I am still processing the first letter in this series of posts. The grieving has lifted some. The headaches have gotten less frequent but the nausea of this past week is still hanging on. Last night I was talking with a friend about the headaches and the nausea and what their significance might mean to me. I know the headaches are from the stress and my own inner resistance to doing this work. I know that I had headaches as early as seven years old. I know that my first year in 12-Step meetings, I left every single meeting with a headache when I didn't have one at the beginning of the meeting. Some part of me was resisting what I was hearing in those meetings.
This afternoon I have been thinking about the nausea and remembering. I remembered that every time there was a sexual encounter when I was a child that I would immediately get an upset stomach. I remember many times telling my dad or my mom that I felt like I was going to throw up and them ignoring me. What I learned was that how I felt physically and emotionally didn't matter to either of them. I remember for the first ten years of my marriage that every time my husband and I made love I would then, afterwords, experience nausea and I would ignore it as my parents had taught me to do as a child. As an adult, I continued to discount my feelings, physically and emotionally for many years.
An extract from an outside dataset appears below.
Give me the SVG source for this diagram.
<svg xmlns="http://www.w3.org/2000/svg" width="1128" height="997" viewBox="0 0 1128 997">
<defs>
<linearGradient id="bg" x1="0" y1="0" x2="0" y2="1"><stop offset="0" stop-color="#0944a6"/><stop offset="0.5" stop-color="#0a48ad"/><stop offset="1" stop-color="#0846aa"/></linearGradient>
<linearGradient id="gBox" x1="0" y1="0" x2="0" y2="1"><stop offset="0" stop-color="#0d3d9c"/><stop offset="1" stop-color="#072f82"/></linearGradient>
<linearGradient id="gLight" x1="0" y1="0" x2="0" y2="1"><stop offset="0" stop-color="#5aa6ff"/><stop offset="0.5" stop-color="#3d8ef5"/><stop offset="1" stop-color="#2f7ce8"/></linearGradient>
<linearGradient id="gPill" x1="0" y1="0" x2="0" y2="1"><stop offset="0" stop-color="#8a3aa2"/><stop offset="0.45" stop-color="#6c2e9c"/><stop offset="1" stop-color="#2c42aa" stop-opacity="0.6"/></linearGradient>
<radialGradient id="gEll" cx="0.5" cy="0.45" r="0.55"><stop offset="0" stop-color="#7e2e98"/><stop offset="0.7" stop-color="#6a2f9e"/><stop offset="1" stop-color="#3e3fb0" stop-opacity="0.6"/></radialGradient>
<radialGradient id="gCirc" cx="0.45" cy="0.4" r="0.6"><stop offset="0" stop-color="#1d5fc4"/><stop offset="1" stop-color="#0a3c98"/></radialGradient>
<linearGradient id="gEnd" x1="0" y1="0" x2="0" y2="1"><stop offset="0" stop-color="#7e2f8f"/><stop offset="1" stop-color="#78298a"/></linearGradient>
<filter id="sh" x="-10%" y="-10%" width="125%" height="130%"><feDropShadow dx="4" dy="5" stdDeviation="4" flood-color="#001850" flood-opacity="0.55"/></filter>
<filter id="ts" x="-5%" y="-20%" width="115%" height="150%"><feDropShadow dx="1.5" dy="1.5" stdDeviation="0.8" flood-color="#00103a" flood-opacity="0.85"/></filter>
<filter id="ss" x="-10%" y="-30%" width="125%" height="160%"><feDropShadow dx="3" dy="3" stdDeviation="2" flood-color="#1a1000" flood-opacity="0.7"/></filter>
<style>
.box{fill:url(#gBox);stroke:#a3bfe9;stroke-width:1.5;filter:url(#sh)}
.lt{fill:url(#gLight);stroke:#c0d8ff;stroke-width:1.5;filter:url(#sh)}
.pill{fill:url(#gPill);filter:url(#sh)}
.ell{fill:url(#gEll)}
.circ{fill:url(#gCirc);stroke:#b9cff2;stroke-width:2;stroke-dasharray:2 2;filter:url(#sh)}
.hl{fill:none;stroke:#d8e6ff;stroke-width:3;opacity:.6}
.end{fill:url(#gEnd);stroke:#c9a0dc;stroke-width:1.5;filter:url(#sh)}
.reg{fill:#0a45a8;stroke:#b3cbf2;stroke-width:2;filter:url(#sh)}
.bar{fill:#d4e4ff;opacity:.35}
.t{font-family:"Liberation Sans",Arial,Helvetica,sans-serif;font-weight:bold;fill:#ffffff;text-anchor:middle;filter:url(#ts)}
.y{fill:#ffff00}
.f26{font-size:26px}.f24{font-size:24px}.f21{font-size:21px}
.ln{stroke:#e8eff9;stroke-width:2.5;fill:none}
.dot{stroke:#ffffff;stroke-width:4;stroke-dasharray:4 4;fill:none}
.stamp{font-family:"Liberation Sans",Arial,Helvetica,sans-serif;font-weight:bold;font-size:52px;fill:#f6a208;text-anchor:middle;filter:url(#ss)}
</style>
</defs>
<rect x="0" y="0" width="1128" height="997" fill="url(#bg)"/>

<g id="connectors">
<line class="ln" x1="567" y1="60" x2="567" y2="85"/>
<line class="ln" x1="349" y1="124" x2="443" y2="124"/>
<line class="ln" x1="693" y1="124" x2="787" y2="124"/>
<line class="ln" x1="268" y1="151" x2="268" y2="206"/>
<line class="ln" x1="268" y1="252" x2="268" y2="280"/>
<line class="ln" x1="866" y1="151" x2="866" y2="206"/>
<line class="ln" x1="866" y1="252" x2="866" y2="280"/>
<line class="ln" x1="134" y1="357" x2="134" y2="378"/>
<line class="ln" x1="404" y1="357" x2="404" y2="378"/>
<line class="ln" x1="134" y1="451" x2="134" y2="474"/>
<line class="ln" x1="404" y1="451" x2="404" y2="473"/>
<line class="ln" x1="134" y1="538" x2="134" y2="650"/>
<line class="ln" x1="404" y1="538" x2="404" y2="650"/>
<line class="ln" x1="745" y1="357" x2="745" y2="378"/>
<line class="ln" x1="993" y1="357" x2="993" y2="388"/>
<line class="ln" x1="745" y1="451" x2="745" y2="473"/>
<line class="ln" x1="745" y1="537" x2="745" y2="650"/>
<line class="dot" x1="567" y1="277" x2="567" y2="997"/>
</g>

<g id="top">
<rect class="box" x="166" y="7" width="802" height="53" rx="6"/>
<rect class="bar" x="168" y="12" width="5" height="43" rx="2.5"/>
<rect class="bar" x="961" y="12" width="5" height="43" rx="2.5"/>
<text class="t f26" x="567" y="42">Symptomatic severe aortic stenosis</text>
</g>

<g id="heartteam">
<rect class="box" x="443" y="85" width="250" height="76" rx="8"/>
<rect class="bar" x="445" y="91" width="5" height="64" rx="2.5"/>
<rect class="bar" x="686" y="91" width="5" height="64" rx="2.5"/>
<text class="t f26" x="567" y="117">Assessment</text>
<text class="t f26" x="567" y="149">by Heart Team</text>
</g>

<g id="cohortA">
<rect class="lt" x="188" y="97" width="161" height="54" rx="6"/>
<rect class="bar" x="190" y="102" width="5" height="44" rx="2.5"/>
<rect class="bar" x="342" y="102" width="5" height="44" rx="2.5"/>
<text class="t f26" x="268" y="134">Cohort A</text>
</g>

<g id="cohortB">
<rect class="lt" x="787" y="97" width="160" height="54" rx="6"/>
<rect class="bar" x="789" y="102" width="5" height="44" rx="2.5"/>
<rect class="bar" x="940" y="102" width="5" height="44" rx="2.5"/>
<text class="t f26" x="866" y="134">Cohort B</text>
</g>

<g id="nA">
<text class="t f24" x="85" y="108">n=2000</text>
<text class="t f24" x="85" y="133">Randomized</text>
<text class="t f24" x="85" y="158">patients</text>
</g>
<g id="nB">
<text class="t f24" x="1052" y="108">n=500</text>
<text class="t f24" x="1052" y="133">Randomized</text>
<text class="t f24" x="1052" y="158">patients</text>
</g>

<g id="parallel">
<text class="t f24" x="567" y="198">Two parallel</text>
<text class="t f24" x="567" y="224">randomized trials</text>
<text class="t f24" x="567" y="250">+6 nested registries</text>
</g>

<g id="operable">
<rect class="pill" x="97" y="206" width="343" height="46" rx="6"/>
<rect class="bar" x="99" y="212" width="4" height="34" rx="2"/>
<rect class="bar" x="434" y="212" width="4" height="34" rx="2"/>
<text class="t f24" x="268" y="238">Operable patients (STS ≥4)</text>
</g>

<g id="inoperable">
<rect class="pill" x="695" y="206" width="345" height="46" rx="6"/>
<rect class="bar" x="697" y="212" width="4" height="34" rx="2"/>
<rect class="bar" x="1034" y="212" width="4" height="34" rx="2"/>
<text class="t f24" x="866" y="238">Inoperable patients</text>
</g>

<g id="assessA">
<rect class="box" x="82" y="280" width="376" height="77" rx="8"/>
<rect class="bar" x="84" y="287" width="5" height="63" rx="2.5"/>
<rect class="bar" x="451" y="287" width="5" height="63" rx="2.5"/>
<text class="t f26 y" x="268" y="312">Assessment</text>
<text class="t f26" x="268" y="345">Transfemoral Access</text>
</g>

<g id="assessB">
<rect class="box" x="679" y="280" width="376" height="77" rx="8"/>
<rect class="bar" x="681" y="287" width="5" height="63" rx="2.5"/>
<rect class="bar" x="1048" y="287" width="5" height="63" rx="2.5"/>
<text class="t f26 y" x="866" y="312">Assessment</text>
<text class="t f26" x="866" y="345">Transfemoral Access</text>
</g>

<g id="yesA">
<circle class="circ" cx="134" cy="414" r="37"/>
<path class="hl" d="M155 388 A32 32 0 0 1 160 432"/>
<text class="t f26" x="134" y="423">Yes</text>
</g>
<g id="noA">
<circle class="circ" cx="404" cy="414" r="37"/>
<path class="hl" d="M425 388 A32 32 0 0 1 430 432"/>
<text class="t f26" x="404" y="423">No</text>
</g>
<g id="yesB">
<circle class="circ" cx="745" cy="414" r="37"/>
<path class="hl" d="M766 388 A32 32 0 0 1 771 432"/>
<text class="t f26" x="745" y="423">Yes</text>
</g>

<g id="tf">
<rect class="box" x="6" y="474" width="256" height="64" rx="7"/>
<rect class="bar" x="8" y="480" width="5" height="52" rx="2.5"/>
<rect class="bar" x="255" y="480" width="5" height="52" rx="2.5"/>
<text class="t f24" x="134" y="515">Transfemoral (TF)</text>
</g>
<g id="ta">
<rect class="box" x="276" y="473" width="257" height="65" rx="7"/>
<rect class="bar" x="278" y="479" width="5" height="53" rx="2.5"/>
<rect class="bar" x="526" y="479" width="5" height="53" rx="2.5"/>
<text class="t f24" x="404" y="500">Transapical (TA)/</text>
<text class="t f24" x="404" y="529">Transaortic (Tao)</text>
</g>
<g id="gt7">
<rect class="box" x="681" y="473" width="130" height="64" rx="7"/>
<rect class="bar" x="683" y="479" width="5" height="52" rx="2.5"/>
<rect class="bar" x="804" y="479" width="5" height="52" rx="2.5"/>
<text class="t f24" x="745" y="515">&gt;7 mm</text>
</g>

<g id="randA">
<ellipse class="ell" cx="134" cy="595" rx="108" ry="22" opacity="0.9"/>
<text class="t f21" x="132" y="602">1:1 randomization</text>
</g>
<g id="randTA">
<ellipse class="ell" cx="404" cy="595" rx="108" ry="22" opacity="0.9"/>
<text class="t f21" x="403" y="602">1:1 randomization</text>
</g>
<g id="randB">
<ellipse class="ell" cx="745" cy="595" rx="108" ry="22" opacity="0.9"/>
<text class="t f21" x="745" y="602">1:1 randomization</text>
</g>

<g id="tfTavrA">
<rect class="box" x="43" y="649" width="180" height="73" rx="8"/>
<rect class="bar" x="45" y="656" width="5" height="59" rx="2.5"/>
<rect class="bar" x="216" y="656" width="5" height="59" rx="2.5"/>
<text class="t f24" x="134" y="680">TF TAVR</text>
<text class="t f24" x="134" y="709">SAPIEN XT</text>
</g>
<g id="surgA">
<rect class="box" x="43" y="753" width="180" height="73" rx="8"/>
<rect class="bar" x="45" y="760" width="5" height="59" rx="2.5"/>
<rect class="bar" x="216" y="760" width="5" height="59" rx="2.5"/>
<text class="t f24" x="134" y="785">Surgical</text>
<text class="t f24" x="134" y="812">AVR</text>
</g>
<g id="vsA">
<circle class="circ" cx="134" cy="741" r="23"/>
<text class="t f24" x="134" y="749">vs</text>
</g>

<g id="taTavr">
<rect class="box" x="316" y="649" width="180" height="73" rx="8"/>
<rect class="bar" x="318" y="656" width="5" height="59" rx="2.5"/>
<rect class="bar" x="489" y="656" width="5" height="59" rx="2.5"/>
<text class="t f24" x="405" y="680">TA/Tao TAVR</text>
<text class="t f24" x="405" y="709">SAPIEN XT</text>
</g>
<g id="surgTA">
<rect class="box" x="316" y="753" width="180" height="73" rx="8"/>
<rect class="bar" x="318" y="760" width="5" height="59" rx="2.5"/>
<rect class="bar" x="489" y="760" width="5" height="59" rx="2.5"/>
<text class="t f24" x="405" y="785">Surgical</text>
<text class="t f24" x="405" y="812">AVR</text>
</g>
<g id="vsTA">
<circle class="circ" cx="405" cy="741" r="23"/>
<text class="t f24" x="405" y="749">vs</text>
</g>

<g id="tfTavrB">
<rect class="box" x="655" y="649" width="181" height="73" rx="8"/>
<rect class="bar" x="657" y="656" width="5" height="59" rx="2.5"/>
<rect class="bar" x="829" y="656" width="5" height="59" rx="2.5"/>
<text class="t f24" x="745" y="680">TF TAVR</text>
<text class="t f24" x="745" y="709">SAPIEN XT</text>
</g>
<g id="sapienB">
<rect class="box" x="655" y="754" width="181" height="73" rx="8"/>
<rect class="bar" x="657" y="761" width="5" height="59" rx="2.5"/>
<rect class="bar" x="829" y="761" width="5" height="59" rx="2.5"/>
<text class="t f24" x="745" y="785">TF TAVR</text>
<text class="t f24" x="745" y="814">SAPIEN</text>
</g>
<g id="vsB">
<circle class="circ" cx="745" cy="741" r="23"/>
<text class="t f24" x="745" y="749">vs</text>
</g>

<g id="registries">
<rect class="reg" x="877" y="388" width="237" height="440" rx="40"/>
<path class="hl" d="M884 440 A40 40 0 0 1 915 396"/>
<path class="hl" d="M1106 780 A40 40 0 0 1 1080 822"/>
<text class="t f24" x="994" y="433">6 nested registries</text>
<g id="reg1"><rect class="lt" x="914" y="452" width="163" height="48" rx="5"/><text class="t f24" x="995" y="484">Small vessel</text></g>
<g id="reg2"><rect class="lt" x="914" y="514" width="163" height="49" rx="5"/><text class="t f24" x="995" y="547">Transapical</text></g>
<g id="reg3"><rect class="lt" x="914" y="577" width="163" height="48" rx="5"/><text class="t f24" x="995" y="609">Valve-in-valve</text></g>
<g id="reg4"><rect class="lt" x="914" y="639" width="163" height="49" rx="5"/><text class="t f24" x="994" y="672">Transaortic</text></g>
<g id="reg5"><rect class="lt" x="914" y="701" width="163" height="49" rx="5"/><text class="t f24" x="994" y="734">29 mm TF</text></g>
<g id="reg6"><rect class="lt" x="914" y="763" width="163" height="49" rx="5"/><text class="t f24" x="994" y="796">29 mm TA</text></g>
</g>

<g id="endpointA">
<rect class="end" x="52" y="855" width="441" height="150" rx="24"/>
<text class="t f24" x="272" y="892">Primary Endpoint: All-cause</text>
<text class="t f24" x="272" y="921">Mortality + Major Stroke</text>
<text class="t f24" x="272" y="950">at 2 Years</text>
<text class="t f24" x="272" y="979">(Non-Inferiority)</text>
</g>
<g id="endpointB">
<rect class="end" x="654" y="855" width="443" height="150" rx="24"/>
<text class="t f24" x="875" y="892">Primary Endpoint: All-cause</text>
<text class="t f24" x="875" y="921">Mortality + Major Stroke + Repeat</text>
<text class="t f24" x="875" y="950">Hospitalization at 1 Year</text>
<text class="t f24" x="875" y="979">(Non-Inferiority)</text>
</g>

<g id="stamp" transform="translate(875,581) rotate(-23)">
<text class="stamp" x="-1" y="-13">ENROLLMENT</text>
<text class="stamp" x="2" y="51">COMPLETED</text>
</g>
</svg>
I didn't know any other way to be. It took several years of going to 12-Step meetings before I began to feel anything.
What I realized today is that the nausea that I have been ignoring this week may very well be a body memory since I am now opening up to the inner children who felt this as a way of trying to stop the sexual abuse. The nausea may not be related to the sexual abuse at all but with these thoughts coming up, I have to wonder. I know that all of this is pure speculation on my part. I know to some people this may sound totally crazy. I do know that there is a connection between feelings, abuse and physical symptoms of the body.
Louise L. Hay in her book Heal Your Body, The Mental Causes for Physical Illness and the Metaphysical Way to Overcome Them on page 52 says "Nausea Fear. Rejecting an idea or experience. I am safe. I trust the process of life to bring only good to me."
Those words could be very true in my past situation with the incest and my current situation of going back and visiting my inner children and the abuse that they suffered and continue to carry for me. A part of me is still rejecting the idea that incest occurred in my childhood and is still affecting me today. The part of me that still doesn't want to deal with this could be causing the nausea as a way of making me not face the truths that I am facing with writing this Inner Child Letters Series. It could be that because I am going back and revisiting this past trauma that the nausea is coming out as a body memory of what I felt back then. This could be the body's way of finally releasing its feelings of unease from back there. In many ways this whole thing is a new territory for me so I am feeling my way around. Does any of this make sense to you, my readers or am I totally losing it here and trying to make up something to explain away the feelings again? It would be nice if when I finally finish processing all of this that the headaches and nausea would completely go away.
This isn't the post that I thought I was sitting down to write. Oh well, what is is. This is my post for today. Before closing, I want to share these websites and blogs that really helped me to stay positive while dealing with this stuff in the past few weeks.
Kendra Kett blogs wonderful little tidbits of wisdom at http://www.pinwheelgirls.com .
Ellen Brown has a blog called Stepping Stones that offers help for going through many of life's transitions at http://ellen-brown.com/blog/2009/10/02/attitude-of-gratitude-helps-when-dealing-with-job-loss-or-other-life-transitions/
Thanks to Kendra and Ellen for the posts that you have written that haved eased some of my pain of last week. There are others and I will post them in my next articles. I have company coming over so have to get off the computer for now.